A developmental undertaking to specifically improve the occupational opportunities of women working across Australia’s schools has been announced. Named the ‘Year of Women in Leadership’ by the National Excellence in School Leadership Initiative (NESLI), who are managing the project, the venture will run throughout 2018.
Key activities include quantitative and qualitative research on the issue as well as engagement with significant K-12 stakeholders. NESLI will also host events for existing and aspiring women school leaders such as the Women in Schools Leadership Symposiums in various cities.

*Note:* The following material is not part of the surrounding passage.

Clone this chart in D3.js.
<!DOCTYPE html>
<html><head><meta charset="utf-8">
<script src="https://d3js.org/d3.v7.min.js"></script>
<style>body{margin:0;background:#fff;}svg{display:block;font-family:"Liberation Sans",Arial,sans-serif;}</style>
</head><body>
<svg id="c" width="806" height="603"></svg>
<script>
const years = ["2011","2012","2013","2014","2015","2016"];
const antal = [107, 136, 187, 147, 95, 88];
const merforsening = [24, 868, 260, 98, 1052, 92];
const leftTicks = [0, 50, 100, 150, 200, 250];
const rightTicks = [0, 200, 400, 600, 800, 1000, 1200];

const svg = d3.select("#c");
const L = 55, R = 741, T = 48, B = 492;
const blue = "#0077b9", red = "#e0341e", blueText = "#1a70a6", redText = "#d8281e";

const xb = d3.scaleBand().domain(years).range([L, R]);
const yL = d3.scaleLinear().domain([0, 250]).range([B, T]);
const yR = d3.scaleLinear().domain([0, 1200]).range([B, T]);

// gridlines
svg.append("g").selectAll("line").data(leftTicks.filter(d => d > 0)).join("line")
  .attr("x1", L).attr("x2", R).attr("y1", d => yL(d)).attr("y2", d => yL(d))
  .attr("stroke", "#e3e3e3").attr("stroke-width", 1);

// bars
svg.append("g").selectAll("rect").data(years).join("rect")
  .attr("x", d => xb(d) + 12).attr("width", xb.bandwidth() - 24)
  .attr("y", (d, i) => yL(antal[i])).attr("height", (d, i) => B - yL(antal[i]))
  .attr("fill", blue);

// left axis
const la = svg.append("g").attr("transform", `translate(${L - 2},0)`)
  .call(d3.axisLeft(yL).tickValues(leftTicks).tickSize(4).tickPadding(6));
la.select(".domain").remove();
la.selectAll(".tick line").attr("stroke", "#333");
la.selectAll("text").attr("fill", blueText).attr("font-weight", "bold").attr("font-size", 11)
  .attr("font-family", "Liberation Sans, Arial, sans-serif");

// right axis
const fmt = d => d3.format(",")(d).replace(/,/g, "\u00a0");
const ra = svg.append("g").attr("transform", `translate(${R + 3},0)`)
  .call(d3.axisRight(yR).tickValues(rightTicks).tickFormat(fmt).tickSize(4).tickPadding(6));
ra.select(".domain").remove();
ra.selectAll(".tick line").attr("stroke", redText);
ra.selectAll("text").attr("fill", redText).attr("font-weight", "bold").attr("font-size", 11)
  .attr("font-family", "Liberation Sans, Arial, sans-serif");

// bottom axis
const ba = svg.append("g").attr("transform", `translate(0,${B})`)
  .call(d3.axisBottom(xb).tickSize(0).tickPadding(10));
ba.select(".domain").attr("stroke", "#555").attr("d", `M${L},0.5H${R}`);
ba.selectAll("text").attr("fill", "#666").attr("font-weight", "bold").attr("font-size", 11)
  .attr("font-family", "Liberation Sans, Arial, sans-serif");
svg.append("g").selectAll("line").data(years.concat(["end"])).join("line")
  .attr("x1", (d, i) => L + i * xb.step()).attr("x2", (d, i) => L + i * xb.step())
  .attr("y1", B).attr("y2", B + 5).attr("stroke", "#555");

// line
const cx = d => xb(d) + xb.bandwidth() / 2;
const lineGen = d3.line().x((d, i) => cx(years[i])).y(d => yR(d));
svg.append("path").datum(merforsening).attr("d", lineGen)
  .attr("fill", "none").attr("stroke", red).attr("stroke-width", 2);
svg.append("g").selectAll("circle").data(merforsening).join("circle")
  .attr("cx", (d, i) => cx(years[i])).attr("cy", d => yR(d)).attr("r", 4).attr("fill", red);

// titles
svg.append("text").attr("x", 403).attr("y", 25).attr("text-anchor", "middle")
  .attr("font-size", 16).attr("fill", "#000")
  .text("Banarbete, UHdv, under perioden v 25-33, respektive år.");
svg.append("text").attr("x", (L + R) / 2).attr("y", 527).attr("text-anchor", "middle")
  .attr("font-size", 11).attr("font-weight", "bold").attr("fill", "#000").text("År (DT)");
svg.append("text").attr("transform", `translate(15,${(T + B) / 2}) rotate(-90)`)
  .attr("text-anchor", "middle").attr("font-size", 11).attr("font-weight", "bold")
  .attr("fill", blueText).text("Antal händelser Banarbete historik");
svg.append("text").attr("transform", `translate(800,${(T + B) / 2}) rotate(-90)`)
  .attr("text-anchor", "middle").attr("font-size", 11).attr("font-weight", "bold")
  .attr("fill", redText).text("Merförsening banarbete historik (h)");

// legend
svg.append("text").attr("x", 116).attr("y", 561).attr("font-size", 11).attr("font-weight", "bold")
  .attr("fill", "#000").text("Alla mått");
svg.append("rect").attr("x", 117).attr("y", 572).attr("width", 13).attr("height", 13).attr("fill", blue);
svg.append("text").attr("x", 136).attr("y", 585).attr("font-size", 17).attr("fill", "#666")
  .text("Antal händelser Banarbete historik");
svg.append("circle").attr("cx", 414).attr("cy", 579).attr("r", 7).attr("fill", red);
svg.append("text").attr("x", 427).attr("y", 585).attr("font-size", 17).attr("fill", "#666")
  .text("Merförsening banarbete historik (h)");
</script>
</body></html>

Female school leaders face a multitude of challenges and barriers in Australian schools. In recent years women have achieved progress in attaining school leadership roles but they are still underrepresented and disadvantaged in gaining these roles. 8o per cent of primary teachers are female but only 57.5 per cent of primary principals are female. 58.4 per cent of secondary teachers are female, while only 41.7 per cent of secondary principals are female.
A defining reason for the lack of women in school leadership roles is that males are more likely to have an uninterrupted career path (73 per cent for men compared with 46 per cent of women according to the Australian Council for Educational Research), which means males are often at an advantage in gaining promotion.
A lack of female mentors and role models with whom female teachers can identify and who will encourage and champion their career path has also been identified.
Assoc Prof Janet Smith, NESLI’s Program Director and Adjunct Associate Professor of Education at the University of Canberra, said, “I am very excited to see the positive impact that NESLI’s 2018 Year of Women in School Leadership will have on our schools, leaders, teachers and students. We are focused on providing leadership opportunities and support for women in all schools right across Australia.”